◆ **TASK TO COMPLETE**
Output all the data exactly. Pictures do not belong in the copy.
========================
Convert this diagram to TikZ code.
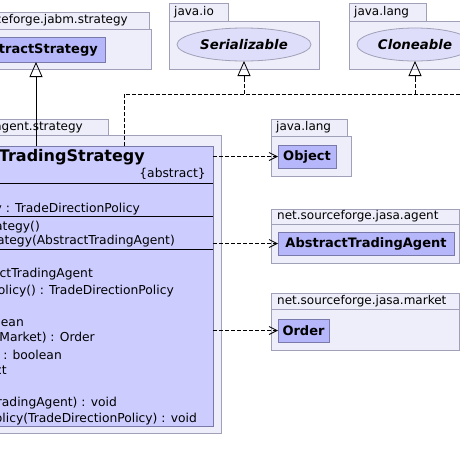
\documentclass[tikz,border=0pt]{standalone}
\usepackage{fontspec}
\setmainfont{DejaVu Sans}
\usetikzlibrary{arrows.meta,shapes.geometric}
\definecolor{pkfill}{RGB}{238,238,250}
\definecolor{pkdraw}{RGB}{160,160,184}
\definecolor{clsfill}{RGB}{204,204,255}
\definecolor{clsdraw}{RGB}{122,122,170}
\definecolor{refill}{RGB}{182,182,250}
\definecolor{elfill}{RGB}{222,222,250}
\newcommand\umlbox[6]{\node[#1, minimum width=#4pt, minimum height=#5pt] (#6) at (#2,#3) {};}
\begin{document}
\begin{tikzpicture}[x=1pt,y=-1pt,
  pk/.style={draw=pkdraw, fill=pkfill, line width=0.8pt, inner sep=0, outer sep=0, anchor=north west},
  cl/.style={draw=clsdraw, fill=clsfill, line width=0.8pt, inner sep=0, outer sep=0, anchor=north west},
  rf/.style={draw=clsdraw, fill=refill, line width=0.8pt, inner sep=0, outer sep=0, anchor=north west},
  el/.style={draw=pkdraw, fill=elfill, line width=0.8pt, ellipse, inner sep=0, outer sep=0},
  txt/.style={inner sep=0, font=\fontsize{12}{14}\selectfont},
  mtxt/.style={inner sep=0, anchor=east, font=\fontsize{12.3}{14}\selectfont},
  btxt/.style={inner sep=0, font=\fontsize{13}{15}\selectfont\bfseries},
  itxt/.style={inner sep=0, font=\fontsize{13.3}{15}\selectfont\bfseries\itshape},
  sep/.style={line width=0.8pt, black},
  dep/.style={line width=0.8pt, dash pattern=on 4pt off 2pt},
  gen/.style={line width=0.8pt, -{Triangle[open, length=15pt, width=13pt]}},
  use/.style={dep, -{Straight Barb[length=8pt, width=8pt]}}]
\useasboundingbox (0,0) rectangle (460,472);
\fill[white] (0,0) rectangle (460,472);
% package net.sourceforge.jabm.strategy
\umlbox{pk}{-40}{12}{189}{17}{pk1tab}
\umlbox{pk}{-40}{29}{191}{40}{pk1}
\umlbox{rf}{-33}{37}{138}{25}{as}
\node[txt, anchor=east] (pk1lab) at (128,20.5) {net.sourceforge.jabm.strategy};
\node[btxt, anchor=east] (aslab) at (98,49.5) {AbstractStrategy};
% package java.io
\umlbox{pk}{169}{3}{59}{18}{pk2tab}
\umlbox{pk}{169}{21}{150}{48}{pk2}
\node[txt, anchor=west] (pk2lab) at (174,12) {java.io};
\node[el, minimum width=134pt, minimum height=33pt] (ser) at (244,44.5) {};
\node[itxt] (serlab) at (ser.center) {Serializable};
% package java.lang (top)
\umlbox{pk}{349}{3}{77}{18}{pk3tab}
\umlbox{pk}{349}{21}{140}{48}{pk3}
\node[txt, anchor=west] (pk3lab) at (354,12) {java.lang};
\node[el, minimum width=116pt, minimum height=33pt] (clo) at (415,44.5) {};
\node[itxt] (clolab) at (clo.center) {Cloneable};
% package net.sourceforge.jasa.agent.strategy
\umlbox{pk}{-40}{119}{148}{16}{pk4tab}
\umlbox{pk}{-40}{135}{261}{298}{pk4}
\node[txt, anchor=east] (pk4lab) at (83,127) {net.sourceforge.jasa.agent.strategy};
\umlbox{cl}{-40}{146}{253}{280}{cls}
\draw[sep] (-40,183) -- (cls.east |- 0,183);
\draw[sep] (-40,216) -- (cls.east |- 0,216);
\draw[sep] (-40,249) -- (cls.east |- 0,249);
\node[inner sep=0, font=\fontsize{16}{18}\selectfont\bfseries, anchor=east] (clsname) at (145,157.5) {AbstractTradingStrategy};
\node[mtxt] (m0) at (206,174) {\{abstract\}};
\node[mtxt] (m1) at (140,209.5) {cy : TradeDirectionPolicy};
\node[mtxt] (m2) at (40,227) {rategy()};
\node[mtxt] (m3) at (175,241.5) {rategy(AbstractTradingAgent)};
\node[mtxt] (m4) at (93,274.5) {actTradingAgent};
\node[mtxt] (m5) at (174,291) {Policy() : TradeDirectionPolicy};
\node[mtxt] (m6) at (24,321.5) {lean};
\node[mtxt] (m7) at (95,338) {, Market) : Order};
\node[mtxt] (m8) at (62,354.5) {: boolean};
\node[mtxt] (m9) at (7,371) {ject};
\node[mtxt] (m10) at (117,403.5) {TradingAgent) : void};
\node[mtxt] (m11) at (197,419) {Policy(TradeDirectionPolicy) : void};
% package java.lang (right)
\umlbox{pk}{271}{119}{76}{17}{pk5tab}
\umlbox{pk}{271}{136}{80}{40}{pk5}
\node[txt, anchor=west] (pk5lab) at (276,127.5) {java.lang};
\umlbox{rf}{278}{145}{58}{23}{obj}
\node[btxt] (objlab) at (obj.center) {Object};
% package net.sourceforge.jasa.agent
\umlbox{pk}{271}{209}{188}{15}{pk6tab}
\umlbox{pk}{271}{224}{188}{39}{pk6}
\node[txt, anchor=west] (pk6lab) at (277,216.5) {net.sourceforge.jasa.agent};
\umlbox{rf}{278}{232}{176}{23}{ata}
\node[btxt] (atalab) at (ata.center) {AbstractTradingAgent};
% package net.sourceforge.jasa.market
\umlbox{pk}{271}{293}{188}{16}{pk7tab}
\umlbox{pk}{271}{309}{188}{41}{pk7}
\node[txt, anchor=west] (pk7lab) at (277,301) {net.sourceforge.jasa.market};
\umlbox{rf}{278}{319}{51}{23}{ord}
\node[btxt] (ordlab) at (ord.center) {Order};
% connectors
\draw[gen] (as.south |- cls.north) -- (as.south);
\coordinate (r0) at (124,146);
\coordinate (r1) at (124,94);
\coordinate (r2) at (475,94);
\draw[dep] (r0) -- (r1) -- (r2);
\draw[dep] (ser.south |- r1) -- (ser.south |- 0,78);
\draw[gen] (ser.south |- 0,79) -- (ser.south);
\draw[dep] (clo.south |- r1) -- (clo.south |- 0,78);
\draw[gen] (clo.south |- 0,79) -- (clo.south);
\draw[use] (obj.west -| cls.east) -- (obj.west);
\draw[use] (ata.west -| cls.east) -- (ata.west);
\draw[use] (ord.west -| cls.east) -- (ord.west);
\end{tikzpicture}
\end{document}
========================
◆ **RESULT FOR THIS EXERCISE**
Convert this diagram to TikZ code.
\documentclass[tikz,border=0pt]{standalone}
\usepackage{fontspec}
\setmainfont{DejaVu Sans}
\usetikzlibrary{arrows.meta,shapes.geometric}
\definecolor{pkfill}{RGB}{238,238,250}
\definecolor{pkdraw}{RGB}{160,160,184}
\definecolor{clsfill}{RGB}{204,204,255}
\definecolor{clsdraw}{RGB}{122,122,170}
\definecolor{refill}{RGB}{182,182,250}
\definecolor{elfill}{RGB}{222,222,250}
\newcommand\umlbox[6]{\node[#1, minimum width=#4pt, minimum height=#5pt] (#6) at (#2,#3) {};}
\begin{document}
\begin{tikzpicture}[x=1pt,y=-1pt,
  pk/.style={draw=pkdraw, fill=pkfill, line width=0.8pt, inner sep=0, outer sep=0, anchor=north west},
  cl/.style={draw=clsdraw, fill=clsfill, line width=0.8pt, inner sep=0, outer sep=0, anchor=north west},
  rf/.style={draw=clsdraw, fill=refill, line width=0.8pt, inner sep=0, outer sep=0, anchor=north west},
  el/.style={draw=pkdraw, fill=elfill, line width=0.8pt, ellipse, inner sep=0, outer sep=0},
  txt/.style={inner sep=0, font=\fontsize{12}{14}\selectfont},
  mtxt/.style={inner sep=0, anchor=east, font=\fontsize{12.3}{14}\selectfont},
  btxt/.style={inner sep=0, font=\fontsize{13}{15}\selectfont\bfseries},
  itxt/.style={inner sep=0, font=\fontsize{13.3}{15}\selectfont\bfseries\itshape},
  sep/.style={line width=0.8pt, black},
  dep/.style={line width=0.8pt, dash pattern=on 4pt off 2pt},
  gen/.style={line width=0.8pt, -{Triangle[open, length=15pt, width=13pt]}},
  use/.style={dep, -{Straight Barb[length=8pt, width=8pt]}}]
\useasboundingbox (0,0) rectangle (460,472);
\fill[white] (0,0) rectangle (460,472);
% package net.sourceforge.jabm.strategy
\umlbox{pk}{-40}{12}{189}{17}{pk1tab}
\umlbox{pk}{-40}{29}{191}{40}{pk1}
\umlbox{rf}{-33}{37}{138}{25}{as}
\node[txt, anchor=east] (pk1lab) at (128,20.5) {net.sourceforge.jabm.strategy};
\node[btxt, anchor=east] (aslab) at (98,49.5) {AbstractStrategy};
% package java.io
\umlbox{pk}{169}{3}{59}{18}{pk2tab}
\umlbox{pk}{169}{21}{150}{48}{pk2}
\node[txt, anchor=west] (pk2lab) at (174,12) {java.io};
\node[el, minimum width=134pt, minimum height=33pt] (ser) at (244,44.5) {};
\node[itxt] (serlab) at (ser.center) {Serializable};
% package java.lang (top)
\umlbox{pk}{349}{3}{77}{18}{pk3tab}
\umlbox{pk}{349}{21}{140}{48}{pk3}
\node[txt, anchor=west] (pk3lab) at (354,12) {java.lang};
\node[el, minimum width=116pt, minimum height=33pt] (clo) at (415,44.5) {};
\node[itxt] (clolab) at (clo.center) {Cloneable};
% package net.sourceforge.jasa.agent.strategy
\umlbox{pk}{-40}{119}{148}{16}{pk4tab}
\umlbox{pk}{-40}{135}{261}{298}{pk4}
\node[txt, anchor=east] (pk4lab) at (83,127) {net.sourceforge.jasa.agent.strategy};
\umlbox{cl}{-40}{146}{253}{280}{cls}
\draw[sep] (-40,183) -- (cls.east |- 0,183);
\draw[sep] (-40,216) -- (cls.east |- 0,216);
\draw[sep] (-40,249) -- (cls.east |- 0,249);
\node[inner sep=0, font=\fontsize{16}{18}\selectfont\bfseries, anchor=east] (clsname) at (145,157.5) {AbstractTradingStrategy};
\node[mtxt] (m0) at (206,174) {\{abstract\}};
\node[mtxt] (m1) at (140,209.5) {cy : TradeDirectionPolicy};
\node[mtxt] (m2) at (40,227) {rategy()};
\node[mtxt] (m3) at (175,241.5) {rategy(AbstractTradingAgent)};
\node[mtxt] (m4) at (93,274.5) {actTradingAgent};
\node[mtxt] (m5) at (174,291) {Policy() : TradeDirectionPolicy};
\node[mtxt] (m6) at (24,321.5) {lean};
\node[mtxt] (m7) at (95,338) {, Market) : Order};
\node[mtxt] (m8) at (62,354.5) {: boolean};
\node[mtxt] (m9) at (7,371) {ject};
\node[mtxt] (m10) at (117,403.5) {TradingAgent) : void};
\node[mtxt] (m11) at (197,419) {Policy(TradeDirectionPolicy) : void};
% package java.lang (right)
\umlbox{pk}{271}{119}{76}{17}{pk5tab}
\umlbox{pk}{271}{136}{80}{40}{pk5}
\node[txt, anchor=west] (pk5lab) at (276,127.5) {java.lang};
\umlbox{rf}{278}{145}{58}{23}{obj}
\node[btxt] (objlab) at (obj.center) {Object};
% package net.sourceforge.jasa.agent
\umlbox{pk}{271}{209}{188}{15}{pk6tab}
\umlbox{pk}{271}{224}{188}{39}{pk6}
\node[txt, anchor=west] (pk6lab) at (277,216.5) {net.sourceforge.jasa.agent};
\umlbox{rf}{278}{232}{176}{23}{ata}
\node[btxt] (atalab) at (ata.center) {AbstractTradingAgent};
% package net.sourceforge.jasa.market
\umlbox{pk}{271}{293}{188}{16}{pk7tab}
\umlbox{pk}{271}{309}{188}{41}{pk7}
\node[txt, anchor=west] (pk7lab) at (277,301) {net.sourceforge.jasa.market};
\umlbox{rf}{278}{319}{51}{23}{ord}
\node[btxt] (ordlab) at (ord.center) {Order};
% connectors
\draw[gen] (as.south |- cls.north) -- (as.south);
\coordinate (r0) at (124,146);
\coordinate (r1) at (124,94);
\coordinate (r2) at (475,94);
\draw[dep] (r0) -- (r1) -- (r2);
\draw[dep] (ser.south |- r1) -- (ser.south |- 0,78);
\draw[gen] (ser.south |- 0,79) -- (ser.south);
\draw[dep] (clo.south |- r1) -- (clo.south |- 0,78);
\draw[gen] (clo.south |- 0,79) -- (clo.south);
\draw[use] (obj.west -| cls.east) -- (obj.west);
\draw[use] (ata.west -| cls.east) -- (ata.west);
\draw[use] (ord.west -| cls.east) -- (ord.west);
\end{tikzpicture}
\end{document}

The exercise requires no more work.